Oct 28, 2008

RIL may’ve to sell diesel locally first before exporting

NEW DELHI: The government is working on a proposal to make it mandatory for Reliance Industries’ (RIL) Jamnagar refinery - an export oriented unit (EoU) - to first meet domestic demand of petroleum products (mainly diesel) before exporting them.

According to the proposal, products sold from EoU refineries would get deemed export benefits. In other words, the refiner would not only be exempted from paying additional taxes but also its sales in domestic tariff area (DTA) would be counted against the company’s net foreign exchange earning (NFE) liability.

“As the proposal requires amendment of the foreign trade policy (FTP) and resolution of double taxation issues, we have sent it to the ministry of commerce and the finance ministry,” an official in the oil ministry said. When contacted, a RIL spokesperson said: “We do not wish to comment on speculations.”

RIL’s existing EoU refinery in Jamnagar has a 33 mn metric tonne per annum (mmtpa) capacity. The company exports its products to the US, European nations, Africa, Brazil, Argentina, Indonesia, Japan and many other countries.

As per the proposal, the supply from the EoU refineries would be limited to only three public sector companies - Indian Oil (IOC), Bharat Petroleum Corporation (BPCL) and Hindustan Petroleum Corporation (HPCL). “If the FTP itself is amended, as proposed, the EoU refinery would be obliged to supply products to the (public sector) OMCs, in quantities specified by ministry of petroleum & natural gas, from time to time,” a source said.

It is learnt from official sources that RIL has agreed on supplying petroleum products from its EoU refinery provided it would not have to undertake the burden of any additional taxes (applicable to DTA sales).

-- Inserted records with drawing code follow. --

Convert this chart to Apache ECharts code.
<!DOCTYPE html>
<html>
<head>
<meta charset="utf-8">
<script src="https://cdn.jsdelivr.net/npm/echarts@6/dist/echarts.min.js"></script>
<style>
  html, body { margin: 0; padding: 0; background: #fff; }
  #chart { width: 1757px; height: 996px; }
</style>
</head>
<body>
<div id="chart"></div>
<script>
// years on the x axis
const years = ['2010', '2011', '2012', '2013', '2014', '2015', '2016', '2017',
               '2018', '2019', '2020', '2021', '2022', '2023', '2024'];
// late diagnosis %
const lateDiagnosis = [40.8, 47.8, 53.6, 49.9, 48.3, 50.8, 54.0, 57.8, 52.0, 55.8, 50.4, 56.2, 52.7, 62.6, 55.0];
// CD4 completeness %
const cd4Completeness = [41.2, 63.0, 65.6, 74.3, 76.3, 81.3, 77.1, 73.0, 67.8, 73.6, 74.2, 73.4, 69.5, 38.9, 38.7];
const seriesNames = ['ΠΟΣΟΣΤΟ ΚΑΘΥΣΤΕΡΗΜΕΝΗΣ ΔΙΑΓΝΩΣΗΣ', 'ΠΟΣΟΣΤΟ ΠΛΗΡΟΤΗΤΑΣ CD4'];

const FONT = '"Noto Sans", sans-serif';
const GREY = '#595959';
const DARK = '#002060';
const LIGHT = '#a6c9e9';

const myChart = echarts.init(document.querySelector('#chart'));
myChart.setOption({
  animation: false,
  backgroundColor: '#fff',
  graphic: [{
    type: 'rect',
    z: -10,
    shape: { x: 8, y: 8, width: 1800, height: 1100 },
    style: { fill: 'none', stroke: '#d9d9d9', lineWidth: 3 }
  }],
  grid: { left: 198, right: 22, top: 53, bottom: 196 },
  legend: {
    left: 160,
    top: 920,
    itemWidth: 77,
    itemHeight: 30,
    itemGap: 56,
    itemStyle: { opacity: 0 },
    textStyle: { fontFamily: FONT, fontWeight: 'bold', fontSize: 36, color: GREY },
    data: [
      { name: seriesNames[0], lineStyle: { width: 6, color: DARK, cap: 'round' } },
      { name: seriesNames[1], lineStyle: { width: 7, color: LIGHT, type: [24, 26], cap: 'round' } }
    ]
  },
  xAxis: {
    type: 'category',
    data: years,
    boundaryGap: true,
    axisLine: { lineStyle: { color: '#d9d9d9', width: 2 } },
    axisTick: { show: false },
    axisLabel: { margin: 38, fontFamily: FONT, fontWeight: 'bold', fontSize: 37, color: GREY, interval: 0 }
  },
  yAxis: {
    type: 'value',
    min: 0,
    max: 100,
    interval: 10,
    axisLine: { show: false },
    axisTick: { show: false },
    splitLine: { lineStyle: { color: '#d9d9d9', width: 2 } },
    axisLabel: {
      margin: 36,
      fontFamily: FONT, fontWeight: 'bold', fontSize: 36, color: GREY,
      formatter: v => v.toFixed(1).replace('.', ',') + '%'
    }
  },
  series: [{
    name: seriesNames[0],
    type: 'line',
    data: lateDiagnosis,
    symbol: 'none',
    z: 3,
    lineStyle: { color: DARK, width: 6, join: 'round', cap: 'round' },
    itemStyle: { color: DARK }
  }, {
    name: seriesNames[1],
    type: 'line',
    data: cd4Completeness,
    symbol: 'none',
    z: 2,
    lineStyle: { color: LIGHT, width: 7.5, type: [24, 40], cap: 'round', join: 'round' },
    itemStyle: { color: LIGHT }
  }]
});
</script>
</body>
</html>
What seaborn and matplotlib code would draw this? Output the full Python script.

At present, products sold from an EoU refinery to the DTA would attract Rs 2/litre additional duty of excise on petrol and diesel apart from the education cess. Petrol would also attract a special additional excise duty of Rs 6/litre, sources in the ministry said.

The proposed move is induced mainly due to unprecedented rise in diesel demand (over 17%) in the country.Samajwadi Party general secretary Amar Singh had also demanded revoking EoU status of the Jamnagar refinery due to the shortage of petroleum products in the domestic markets.

Reliance had converted its Jamnagar refinery into an only-for-exports unit, thereby getting tax incentives like exemption from payment of income tax and duty free import of raw material.